Ryan docking the dinghy

Developing the Boys’ Mariner Skills – by Theresa

It has been truly amazing watching the boys develop and hone their mariner skills, and what better place than the BVIs to sharpen their mooring abilities. In the British Virgin Islands, many, if not most bays have mooring balls as the preferred method of securing your boat. Capturing a mooring ball and securing a 50′ boat to it require close coordination between the helmsman and the deck crew. Since we have been in the BVIs for over  a month now the boys have become quite proficient at line handling and getting us on and off the moorings.

They are equally adept tying up in the marinas.
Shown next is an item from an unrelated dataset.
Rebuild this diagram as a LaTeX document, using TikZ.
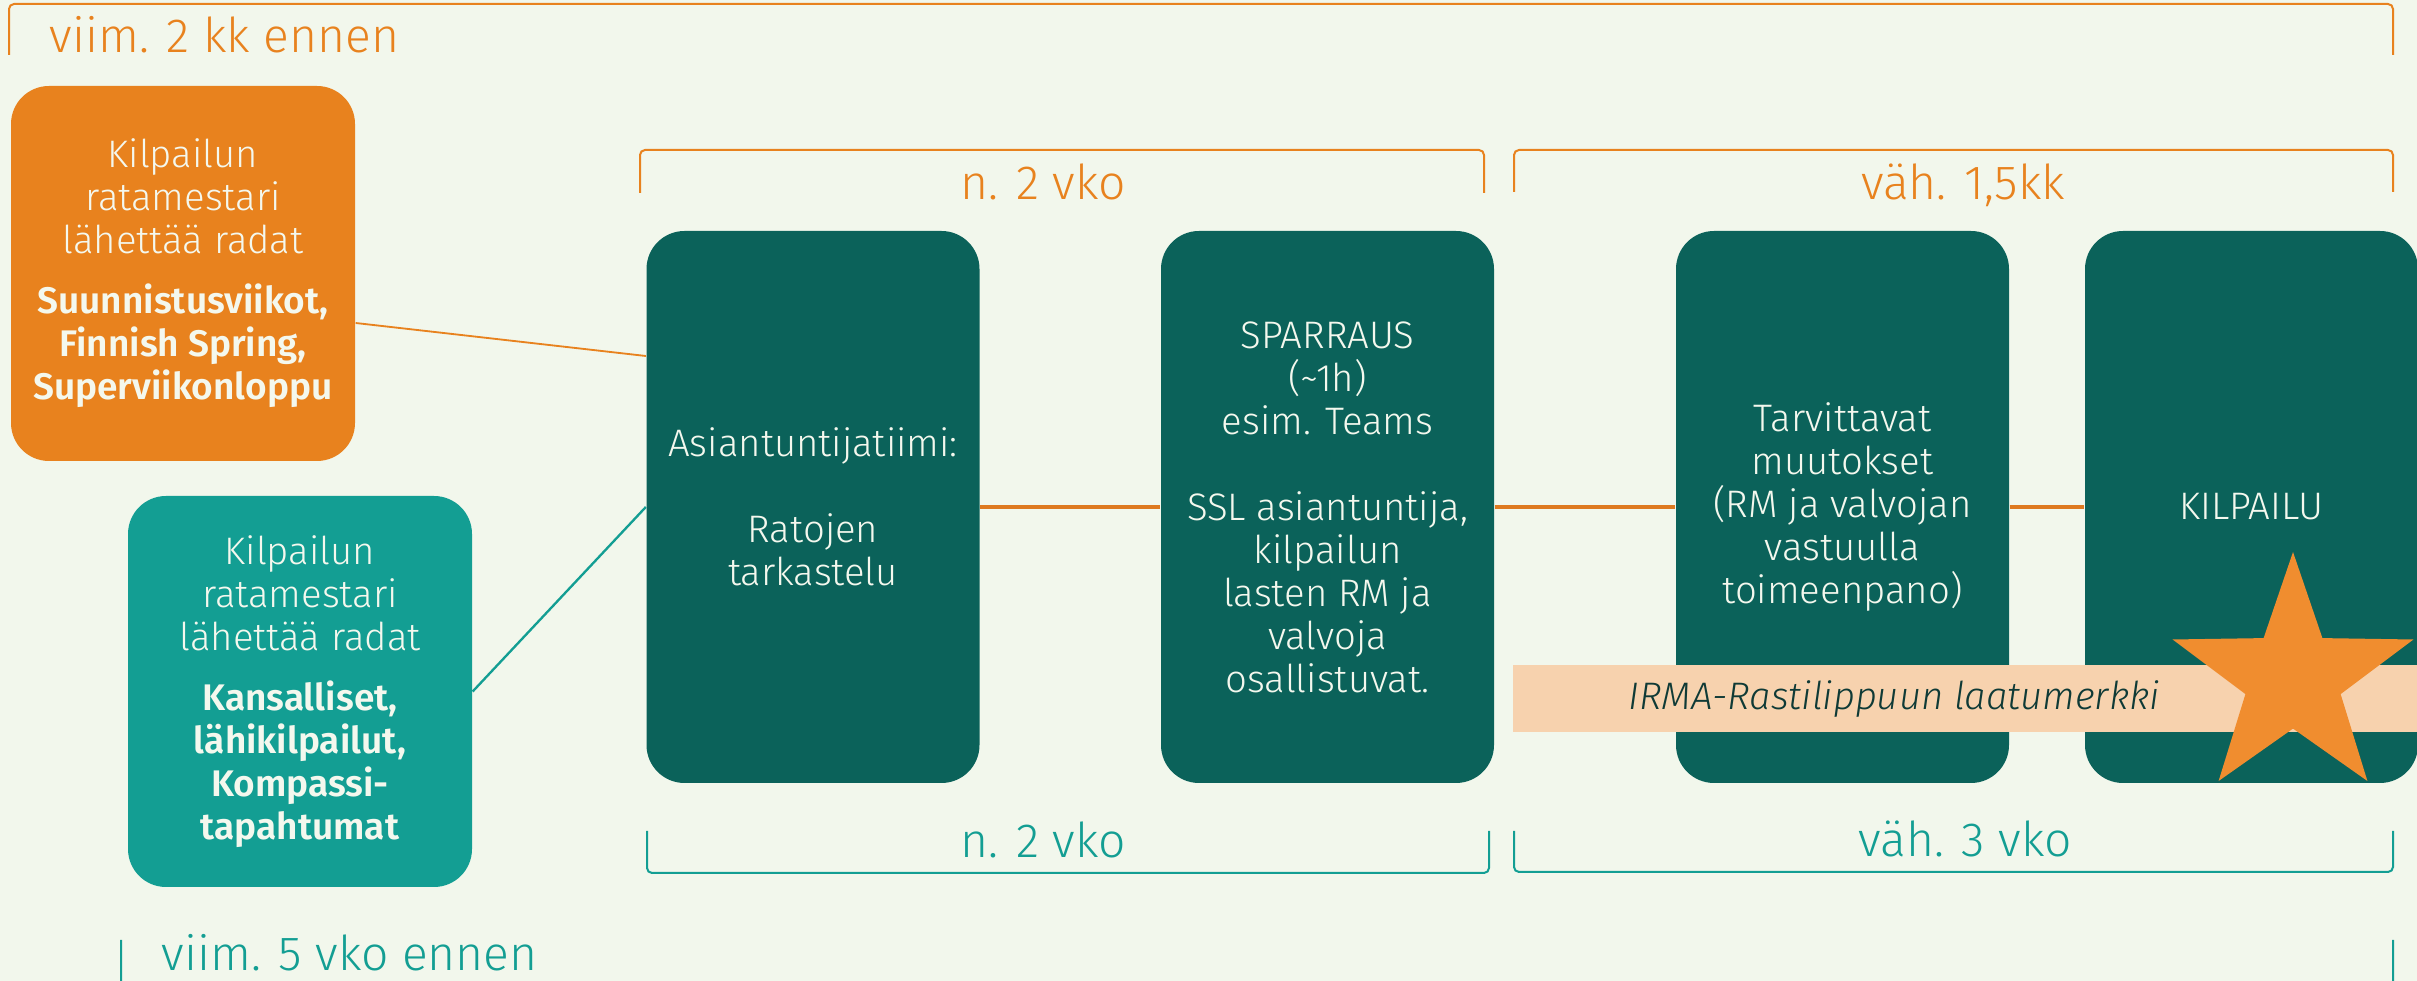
\documentclass[tikz,border=0pt]{standalone}
\usepackage{fontspec}
\setmainfont{Fira Sans}[UprightFont={* Light}, BoldFont={* SemiBold}, ItalicFont={* Light Italic}, BoldItalicFont={* SemiBold Italic}]
\definecolor{bgc}{HTML}{F2F7EC}
\definecolor{orng}{HTML}{E8821E}
\definecolor{tealc}{HTML}{139E93}
\definecolor{darkc}{HTML}{0B625A}
\definecolor{peach}{HTML}{F7D2AE}
\definecolor{starc}{HTML}{F08D2F}
\definecolor{txtw}{HTML}{F4F8EE}
\definecolor{irmac}{HTML}{0F3A36}
\definecolor{lineo}{HTML}{DE7A20}
\newcommand\bln[1]{{\fontsize{11.1}{12.9}\selectfont\bfseries #1}}
\tikzset{
  stagebox/.style={rectangle, rounded corners=11.4pt, inner sep=0pt, fill=darkc, text=txtw, align=center,
    minimum width=99.9pt, minimum height=165.6pt, font=\fontsize{11.5}{12.9}\selectfont},
  srcbox/.style={rectangle, rounded corners=11.4pt, inner sep=0pt, text=txtw, align=center,
    minimum width=103.2pt, font=\fontsize{11.5}{12.9}\selectfont},
  hdtext/.style={inner sep=0pt, font=\fontsize{14.4}{16}\selectfont},
  brk/.style={line width=0.6pt, rounded corners=1.5pt},
  thinlink/.style={line width=0.55pt},
  thicklink/.style={line width=1.2pt, lineo},
}
\begin{document}
\begin{tikzpicture}[x=0.3pt, y=-0.3pt]
\useasboundingbox (0,0) rectangle (2417,981);
\clip (0,0) rectangle (2417,981);
\fill[bgc] (0,0) rectangle (2417,981);

% brackets
\draw[brk, orng] (9,55) -- (9,4) -- (2393,4) -- (2393,55);
\draw[brk, orng] (640,193) -- (640,150) -- (1484,150) -- (1484,193);
\draw[brk, orng] (1514,192) -- (1514,150) -- (2393,150) -- (2393,192);
\draw[brk, tealc] (647,831) -- (647,873) -- (1489,873) -- (1489,831);
\draw[brk, tealc] (1514,831) -- (1514,872) -- (2393,872) -- (2393,831);
\draw[brk, tealc] (121,940) -- (121,1000) -- (2393,1000) -- (2393,940);

% heading texts
\node[hdtext, orng, anchor=base west] (h1) at (49,53) {viim. 2 kk ennen};
\node[hdtext, orng, anchor=base] (h2) at (1043,200) {n. 2 vko};
\node[hdtext, orng, anchor=base] (h3) at (1963,200) {väh. 1,5kk};
\node[hdtext, tealc, anchor=base] (h4) at (1043,858) {n. 2 vko};
\node[hdtext, tealc, anchor=base] (h5) at (1965,857) {väh. 3 vko};
\node[hdtext, tealc, anchor=base west] (h6) at (161,970) {viim. 5 vko ennen};

% source boxes
\node[srcbox, fill=orng, minimum height=112.5pt] (ob) at (183,273.5)
  {Kilpailun\\ratamestari\\lähettää radat\\[5.1pt]\bln{Suunnistusviikot,}\\\bln{Finnish Spring,}\\\bln{Superviikonloppu}};
\node[srcbox, fill=tealc, minimum height=117.3pt] (tb) at (300,691.5)
  {Kilpailun\\ratamestari\\lähettää radat\\[5.1pt]\bln{Kansalliset,}\\\bln{lähikilpailut,}\\\bln{Kompassi-}\\\bln{tapahtumat}};

% stage boxes
\node[stagebox] (b1) at (813,507) {Asiantuntijatiimi:\\[12.9pt]Ratojen\\tarkastelu};
\node[stagebox] (b2) at (1327.5,507) {SPARRAUS\\(\textasciitilde 1h)\\esim. Teams\\[12.9pt]SSL asiantuntija,\\kilpailun\\lasten RM ja\\valvoja\\osallistuvat.};
\node[stagebox] (b3) at (1842.5,507) {Tarvittavat\\muutokset\\(RM ja valvojan\\vastuulla\\toimeenpano)};
\node[stagebox] (b4) at (2251.5,507) {KILPAILU};

% connectors
\draw[thinlink, orng] ([yshift=-14.85pt]ob.east) -- ([yshift=45.3pt]b1.west);
\draw[thinlink, tealc, line width=0.7pt] (tb.east) -- (b1.west);
\draw[thicklink] (b1.east) -- (b2.west);
\draw[thicklink] (b2.east) -- (b3.west);
\draw[thicklink] (b3.east) -- (b4.west);

% quality band
\fill[peach] (1513,665) rectangle (2417,732);
\node[inner sep=0pt, anchor=base, text=irmac, font=\fontsize{11.5}{12.9}\selectfont\itshape] (irma) at (1894,710) {IRMA-Rastilippuun laatumerkki};

% star
\fill[starc] (2293,552) -- (2322.4,638.1) -- (2413.4,639.5) -- (2340.6,694.1) -- (2367.4,781)
  -- (2293,728.6) -- (2218.6,781) -- (2245.4,694.1) -- (2172.6,639.5) -- (2263.6,638.1) -- cycle;
\end{tikzpicture}
\end{document}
Both boys have become fastidious about keeping their lines neat on the docks!

They are developing great situational awareness driving the dinghy and glide into the dock with ease.

It is all hands on deck at all times and we are fortunate to have such willing and capable crew.

We have thoroughly enjoyed cruising the British Virgin Islands, and are grateful for the maritime lesson opportunities they have provided for the boys.  Alas, weather, time and immigration restrictions have us pressing on. At the next appropriate weather window we will be continuing our Caribbean journey and heading on to St. Martin where we will post additional updates.